20 Years On: “Children of the Corn IV: The Gathering”

Sequels, no matter when they come out don’t always look like they should’ve ever been a thing. The story was never there, and no matter what actors are in the roles, a decent and watchable film isn’t possible. Yet, somehow you allow yourself to watch because there’s something slightly entertaining, even if others don’t see it that way.

The Dimension Films film “Children of the Corn IV: The Gathering”, doesn’t provide much beyond a creepy story that does nothing for the genre it’s included in.

This horror film stars Naomi Watts (upcoming “Shut In”, “Allegiant”), Brent Jennings (“Modern Family”, “Murder in the First”), Samaria Graham (“Girlfriends”, “Providence”), Jamie Renee Smith (“Sorry, Ari”, “Chasing Life”), Brandon Kleyla (“The Road to Canyon Lake”, “Free Enterprise”), William Windom (“Just (Short 2006)”, “Yesterday’s Dreams”), and Karen Black (“Five Easy Pieces”, “The Great Gatsby (1975)”).

The film was directed Greg Spence (“The Prophecy II”) and written by Stephen Berger (“The Cold Equations”) and Spence (“The Prophecy II”).

The film originally opened on Oct. 8, 1996.

This is why horror films interest me. Some are just great, others okay, and then there are the ones that outright suck. Yet, for the many that are terrible, I still find something that makes me want to watch them. This film is that example. The reason to watch this, let alone own, isn’t just because it turned 20 yesterday. No, it’s because I’ve always found something interesting about this film and jumped when I got the chance to buy it. I sort of regret it, but at the same time, of all the “Children of the Corn” films I’ve seen, this is a step up. It’s still terrible, but it’s a more enjoyable film than many of the others. I’ll take that over a film that simply sucks.

There’s barely a story. There’s barely any interesting characters, yet, there’s hardly a reason to look away. This is a film that offers little, but can make it more fun than it should’ve been.

Primarily it’s what qualifies for horror, that makes this film one you probably won’t want to take out until it’s over. If you flat out choose not to watch it, that’s one thing, that’s different, but if you start watching it, then you’ll probably get in enough to stick around, or tune it out completely and leave it playing in the background . I did that here (watched it), and discovered that what I thought was a much better film, really wasn’t. The horror wasn’t there. It was gory and had semi-creative deaths, which always excites me, especially as there’s not much else going for it. Then there’s the overall creepy and eerie factor. It was there. Evil children don’t need much work to make people feel unnerved, certainly if you’re an adult, and that’s what we got.
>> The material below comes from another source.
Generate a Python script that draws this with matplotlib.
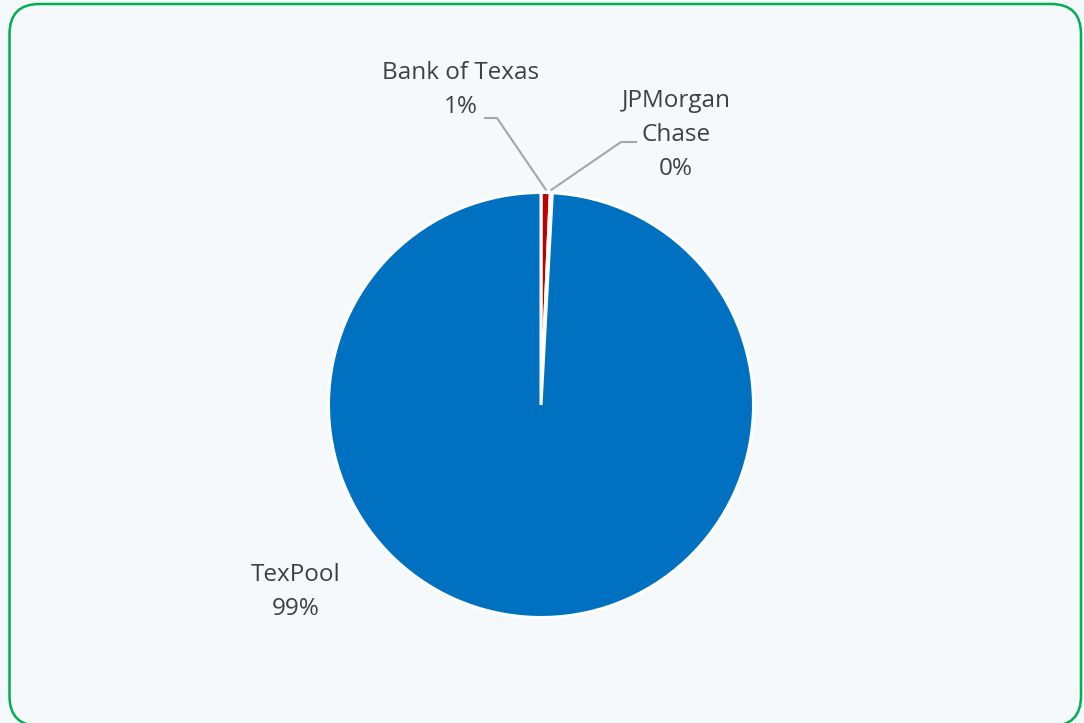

There was also a slow build up of what the hell was going on. A sort of mystery, if you can even call it that. I was once again, a bit on edge or something else. It just got under my skin a bit more than even the original film can do. For that, I’ll always take this film over the other sequels. It allows for this film to be far more bearable than it deserves to be.

After that, well, you’re clinging on to the actions of characters who aren’t really there. They’re paper thin and offer nothing to make the film any deeper than the superficial cuts on the creepy children’s hand or arm in Black’s dream and reality, which ultimately leads to her demise. I guess, if there’s anything positive about the character’s and actors, it’s the fact that they’re kind of awesome. Watts has moments, and is Watts, so that alone is exciting, and Graham had some bad ass moments. She was clearly the smartest person in the entire film, but sadly couldn’t showcase it long enough to be a survivor. Jennings just took charge and wanted to figure out what the hell was going on. More so than other parents, which itself is strange, he cared about his kid. He wanted to save his kid. That alone makes him a winner in my book! Past that, eh, the character’s, Black’s and Windom serve the purposes of the story. That’s it. If you know who these two actors were, then that could be a slight plus for you, but for the film, not much.

So far as the rest of the film, its story and the actors or anything else, it was your typical sequel. Think “Friday the 13th” and “Nightmare on Elm Street” sequels. They’re bad, somewhat enjoyable, but absolutely unnecessary. As many other problems that this film suffered from, including having character’s make terrible choice after terrible choice, and just be dumb, it was a film in name only. The original film at least gave the corn purpose and a reason for only children being in Gatlin, but this film didn’t do that. There was an attempt at explaining why this was happening, but it was pretty terrible. The corn was then also just to show corn. To sort of tie it to the series. It’s one of the reason’s I hate sequels, especially as the film series continues to age.

The horror sequel, seldom worth it and yet impossible to ignore. Why is that? We don’t expect anything good, especially if there are multiple sequels that already prove this, but keep running in. Maybe it’s just for mindless gore and badly executed scares, which stood no chance of being scary at all. There’s something simple about that idea. Or we just continue to hope that a sequel in a long running series, which never should’ve been a thing to begin with, will actually be a worth follow up to the previous film as well as the original film itself.